■ DATA ■

....................

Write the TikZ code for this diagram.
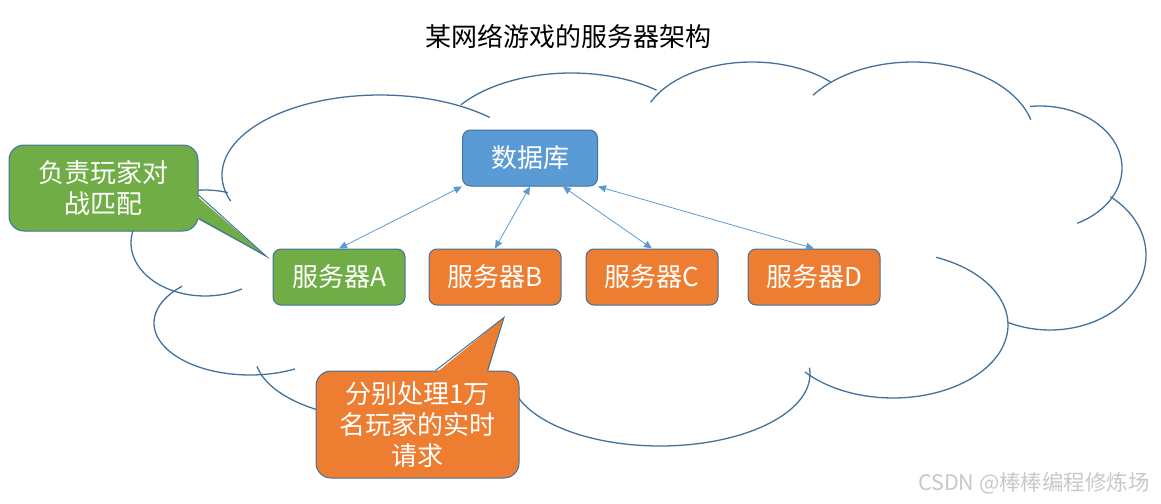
\documentclass[tikz,border=0pt]{standalone}
\usepackage{fontspec}
\setmainfont{Noto Sans CJK SC}
\usepackage{tikz}
\usetikzlibrary{arrows.meta, positioning}
\definecolor{dbblue}{HTML}{5B9BD5}
\definecolor{srvorange}{HTML}{ED7D31}
\definecolor{srvgreen}{HTML}{70AD47}
\definecolor{edgeblue}{HTML}{41719C}
\definecolor{markgray}{HTML}{C8C8C8}
\tikzstyle{box} = [rectangle, rounded corners=8pt, minimum width=132pt, minimum height=56pt, text centered, draw=edgeblue, line width=1pt, text=white, font=\fontsize{26}{31}\selectfont]
\tikzstyle{server} = [box, fill=srvorange]
\tikzstyle{note} = [rectangle, rounded corners=15pt, draw=edgeblue, line width=1pt, text=white, align=center, font=\fontsize{26}{31}\selectfont]
\tikzstyle{pointer} = [draw=edgeblue, line width=1pt, line join=miter]
\tikzstyle{arrow} = [draw=dbblue, line width=0.8pt, {Triangle[length=8pt,width=7pt]}-{Triangle[length=8pt,width=7pt]}]
\tikzstyle{cloudline} = [draw=edgeblue, line width=1.3pt]

\begin{document}
\begin{tikzpicture}[x=1pt, y=-1pt]
\useasboundingbox (0,0) rectangle (1161,503);
% cloud lobes: centre x/y, radius x/y, angle range
\foreach \cx/\cy/\rx/\ry/\ta/\tb in {380/175/158/80/46/199, 571/150/136/77/51/144, 752/130/111/68/45/156, 913/140/122/78/15/145, 1040/168/82/62/-63/97, 1050/255/96/75/-116/51, 893/325/115/73/-140/68, 660/374/150/72/190/365, 390/355/135/65/190/280, 250/323/96/52/135/298, 205/243/74/53/72/300}
  \draw[cloudline] plot[domain=\ta:\tb, samples=60] ({\cx+\rx*cos(\x)}, {\cy-\ry*sin(\x)});

\node (title) at (568,37) [font=\fontsize{26}{31}\selectfont] {某网络游戏的服务器架构};
\node (db) at (530,158) [box, fill=dbblue, minimum width=135pt] {数据库};
\node (srvA) at (339,277) [box, fill=srvgreen] {服务器A};
\node (srvB) [server, right=23pt of srvA] {服务器B};
\node (srvC) [server, right=24pt of srvB] {服务器C};
\node (srvD) [server, right=29pt of srvC] {服务器D};
\draw [arrow] (srvA.north) -- (db.south west);
\draw [arrow] (srvB.north) -- (db.south);
\draw [arrow] (srvC.north) -- (db.-41);
\draw [arrow] (srvD.north) -- (db.south east);

% callouts
\node (matchnote) at (103.5,188) [note, fill=srvgreen, minimum width=189pt, minimum height=86pt] {负责玩家对\\战匹配};
\coordinate (matchtip) at ([xshift=-6pt,yshift=-8pt]srvA.north west);
\fill[srvgreen] ([xshift=-3pt,yshift=-7pt]matchnote.east) -- (matchtip) -- ([xshift=-3pt,yshift=-30pt]matchnote.east) -- cycle;
\draw[pointer] ([yshift=-7pt]matchnote.east) -- (matchtip) -- ([yshift=-30pt]matchnote.east);
\node (loadnote) at (417.5,424.5) [note, fill=srvorange, minimum width=203pt, minimum height=107pt] {分别处理1万\\名玩家的实时\\请求};
\coordinate (loadtip) at ([xshift=9pt,yshift=-12pt]srvB.south);
\fill[srvorange] ([xshift=18pt,yshift=-3pt]loadnote.north) -- (loadtip) -- ([xshift=70pt,yshift=-3pt]loadnote.north) -- cycle;
\draw[pointer] ([xshift=18pt]loadnote.north) -- (loadtip) -- ([xshift=70pt]loadnote.north);

\node (mark) at (1034,483) [text=markgray, font=\fontsize{21.5}{25}\selectfont] {CSDN @棒棒编程修炼场};
\end{tikzpicture}
\end{document}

....................

Every line above should be returned exactly; the pictures stay out.

Write the TikZ code for this diagram.
\documentclass[tikz,border=0pt]{standalone}
\usepackage{fontspec}
\setmainfont{Noto Sans CJK SC}
\usepackage{tikz}
\usetikzlibrary{arrows.meta, positioning}
\definecolor{dbblue}{HTML}{5B9BD5}
\definecolor{srvorange}{HTML}{ED7D31}
\definecolor{srvgreen}{HTML}{70AD47}
\definecolor{edgeblue}{HTML}{41719C}
\definecolor{markgray}{HTML}{C8C8C8}
\tikzstyle{box} = [rectangle, rounded corners=8pt, minimum width=132pt, minimum height=56pt, text centered, draw=edgeblue, line width=1pt, text=white, font=\fontsize{26}{31}\selectfont]
\tikzstyle{server} = [box, fill=srvorange]
\tikzstyle{note} = [rectangle, rounded corners=15pt, draw=edgeblue, line width=1pt, text=white, align=center, font=\fontsize{26}{31}\selectfont]
\tikzstyle{pointer} = [draw=edgeblue, line width=1pt, line join=miter]
\tikzstyle{arrow} = [draw=dbblue, line width=0.8pt, {Triangle[length=8pt,width=7pt]}-{Triangle[length=8pt,width=7pt]}]
\tikzstyle{cloudline} = [draw=edgeblue, line width=1.3pt]

\begin{document}
\begin{tikzpicture}[x=1pt, y=-1pt]
\useasboundingbox (0,0) rectangle (1161,503);
% cloud lobes: centre x/y, radius x/y, angle range
\foreach \cx/\cy/\rx/\ry/\ta/\tb in {380/175/158/80/46/199, 571/150/136/77/51/144, 752/130/111/68/45/156, 913/140/122/78/15/145, 1040/168/82/62/-63/97, 1050/255/96/75/-116/51, 893/325/115/73/-140/68, 660/374/150/72/190/365, 390/355/135/65/190/280, 250/323/96/52/135/298, 205/243/74/53/72/300}
  \draw[cloudline] plot[domain=\ta:\tb, samples=60] ({\cx+\rx*cos(\x)}, {\cy-\ry*sin(\x)});

\node (title) at (568,37) [font=\fontsize{26}{31}\selectfont] {某网络游戏的服务器架构};
\node (db) at (530,158) [box, fill=dbblue, minimum width=135pt] {数据库};
\node (srvA) at (339,277) [box, fill=srvgreen] {服务器A};
\node (srvB) [server, right=23pt of srvA] {服务器B};
\node (srvC) [server, right=24pt of srvB] {服务器C};
\node (srvD) [server, right=29pt of srvC] {服务器D};
\draw [arrow] (srvA.north) -- (db.south west);
\draw [arrow] (srvB.north) -- (db.south);
\draw [arrow] (srvC.north) -- (db.-41);
\draw [arrow] (srvD.north) -- (db.south east);

% callouts
\node (matchnote) at (103.5,188) [note, fill=srvgreen, minimum width=189pt, minimum height=86pt] {负责玩家对\\战匹配};
\coordinate (matchtip) at ([xshift=-6pt,yshift=-8pt]srvA.north west);
\fill[srvgreen] ([xshift=-3pt,yshift=-7pt]matchnote.east) -- (matchtip) -- ([xshift=-3pt,yshift=-30pt]matchnote.east) -- cycle;
\draw[pointer] ([yshift=-7pt]matchnote.east) -- (matchtip) -- ([yshift=-30pt]matchnote.east);
\node (loadnote) at (417.5,424.5) [note, fill=srvorange, minimum width=203pt, minimum height=107pt] {分别处理1万\\名玩家的实时\\请求};
\coordinate (loadtip) at ([xshift=9pt,yshift=-12pt]srvB.south);
\fill[srvorange] ([xshift=18pt,yshift=-3pt]loadnote.north) -- (loadtip) -- ([xshift=70pt,yshift=-3pt]loadnote.north) -- cycle;
\draw[pointer] ([xshift=18pt]loadnote.north) -- (loadtip) -- ([xshift=70pt]loadnote.north);

\node (mark) at (1034,483) [text=markgray, font=\fontsize{21.5}{25}\selectfont] {CSDN @棒棒编程修炼场};
\end{tikzpicture}
\end{document}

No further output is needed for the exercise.